With this in mind, does getting the future ‘right’ really matter? When it comes to writing fiction, I think this depends on two things: one, how far into the future you are writing about and, two, the type of technology and/or society that will shape your future world.

In the earlier days of SF, predicting the future wasn’t just a concern, it was a serious undertaking. Orwell’s (near-future) 1984 and Huxley’s (far-future) Brave New World are two classic examples. (In fact, such was Huxley’s seriousness that he wrote Brave New World Revisited over thirty years later to make checks against how far his world was being realised.) Where Orwell writes thirty-six years into the future, Huxley leaps to over seven hundred. Chronologically, they’re poles apart, but the ironic thing here is, as with Back to the Future II, there are slivers of accuracy that we see today. With Orwell, we have CCTV, an apparent ‘Nanny State’; ‘Big Brother is watching you’ is a commonplace phrase to describe infringements on individual privacy. With Huxley, we have hyper-consumerism, test tube babies and a globalised/over-organised economy. But aren’t these the key messages both authors tried to convey to the reader? There was other detail in both novels that were way off the mark, but these works were so successful because they contain aspects of life that were/are so chillingly ‘familiar’. We can forgive all the other ‘incorrect’ stuff. Isaac Asimov’s Foundation brings a wonderful milieu to life thousands of years into the future with technologies and societies much unlike our own. Does it really matter that Asimov alludes to the continued use of microfilm on Trantor? Not on your nelly!

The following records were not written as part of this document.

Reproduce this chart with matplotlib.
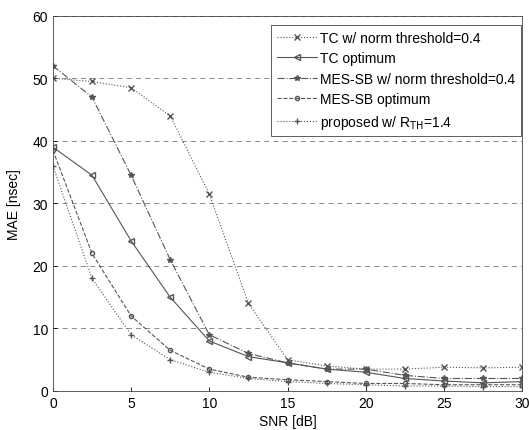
import matplotlib
matplotlib.use('Agg')
import matplotlib.pyplot as plt

plt.rcParams['font.family'] = ['Liberation Sans', 'DejaVu Sans']
plt.rcParams['font.size'] = 10

# SNR points (dB)
snr = [0, 2.5, 5, 7.5, 10, 12.5, 15, 17.5, 20, 22.5, 25, 27.5, 30]

# MAE values [nsec]
tc_thr = [50, 49.5, 48.5, 44, 31.5, 14, 5, 4, 3.5, 3.5, 3.8, 3.7, 3.8]
tc_opt = [39, 34.5, 24, 15, 8, 5.5, 4.5, 3.5, 3, 2, 1.6, 1.3, 1.5]
mes_thr = [52, 47, 34.5, 21, 9, 6, 4.5, 3.5, 3.5, 2.5, 2, 2, 2]
mes_opt = [38.5, 22, 12, 6.5, 3.5, 2.2, 1.8, 1.5, 1.2, 1.2, 1, 1, 1]
proposed = [36, 18, 9, 5, 3, 2, 1.5, 1.2, 1, 0.8, 0.8, 0.7, 0.7]

labels = ['TC w/ norm threshold=0.4', 'TC optimum',
          'MES-SB w/ norm threshold=0.4', 'MES-SB optimum',
          r'proposed w/ R$_{\mathrm{TH}}$=1.4']

fig = plt.figure(figsize=(5.29, 4.31), dpi=100)
ax = fig.add_axes([0.100, 0.0905, 0.887, 0.8705])

lc = '#555555'
ax.plot(snr, tc_thr, ls=':', marker='x', ms=4, lw=0.8, color=lc, label=labels[0])
ax.plot(snr, tc_opt, ls='-', marker='<', ms=4, lw=0.8, color=lc, mfc='none', label=labels[1])
ax.plot(snr, mes_thr, ls='-.', marker='*', ms=4, lw=0.8, color=lc, label=labels[2])
ax.plot(snr, mes_opt, ls='--', marker='o', ms=3, lw=0.8, color=lc, mfc='none', label=labels[3])
ax.plot(snr, proposed, ls=':', marker='+', ms=4, lw=0.8, color=lc, label=labels[4])

ax.set_xlim(0, 30)
ax.set_ylim(0, 60)
ax.set_xticks([0, 5, 10, 15, 20, 25, 30])
ax.set_yticks([0, 10, 20, 30, 40, 50, 60])
ax.tick_params(direction='in', length=3, width=0.6, labelsize=10)
ax.yaxis.grid(True, ls=(0, (6, 5)), color='#777777', lw=0.6)
for s in ax.spines.values():
    s.set_linewidth(0.6)
    s.set_color('#444444')

ax.set_xlabel('SNR [dB]', labelpad=3)
ax.set_ylabel('MAE [nsec]', labelpad=8)

leg = ax.legend(loc='upper right', bbox_to_anchor=(0.997, 0.975),
                fancybox=False, edgecolor='#444444', framealpha=1,
                handlelength=2.9, handletextpad=0.2, labelspacing=0.47,
                borderaxespad=0, borderpad=0.4, fontsize=10)
leg.get_frame().set_linewidth(0.6)

fig.savefig('out.png', dpi=100)
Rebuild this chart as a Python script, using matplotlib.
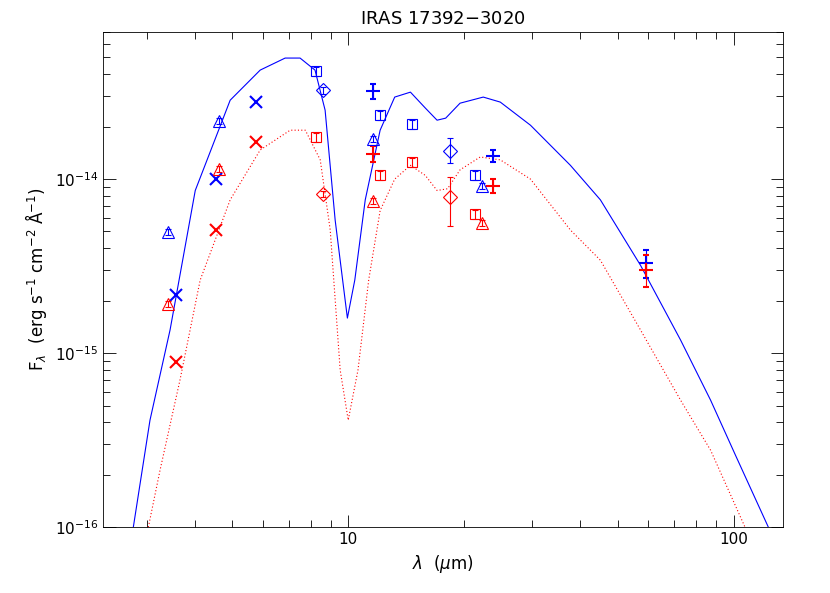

These days, SF writers are far less shackled by prediction. When it comes to the future, we’re speculative, creative and imaginative to the point that almost boarders (but never breeches) the fantastical. We explore the plausible. We measure the possible based on what we see going on today. We’re not prophets! So what if flying cars, hoverboards and instant pizzas never actually happen. That’s just detail. In the words of Mark Twain, “Never let the truth get in the way of a good story.”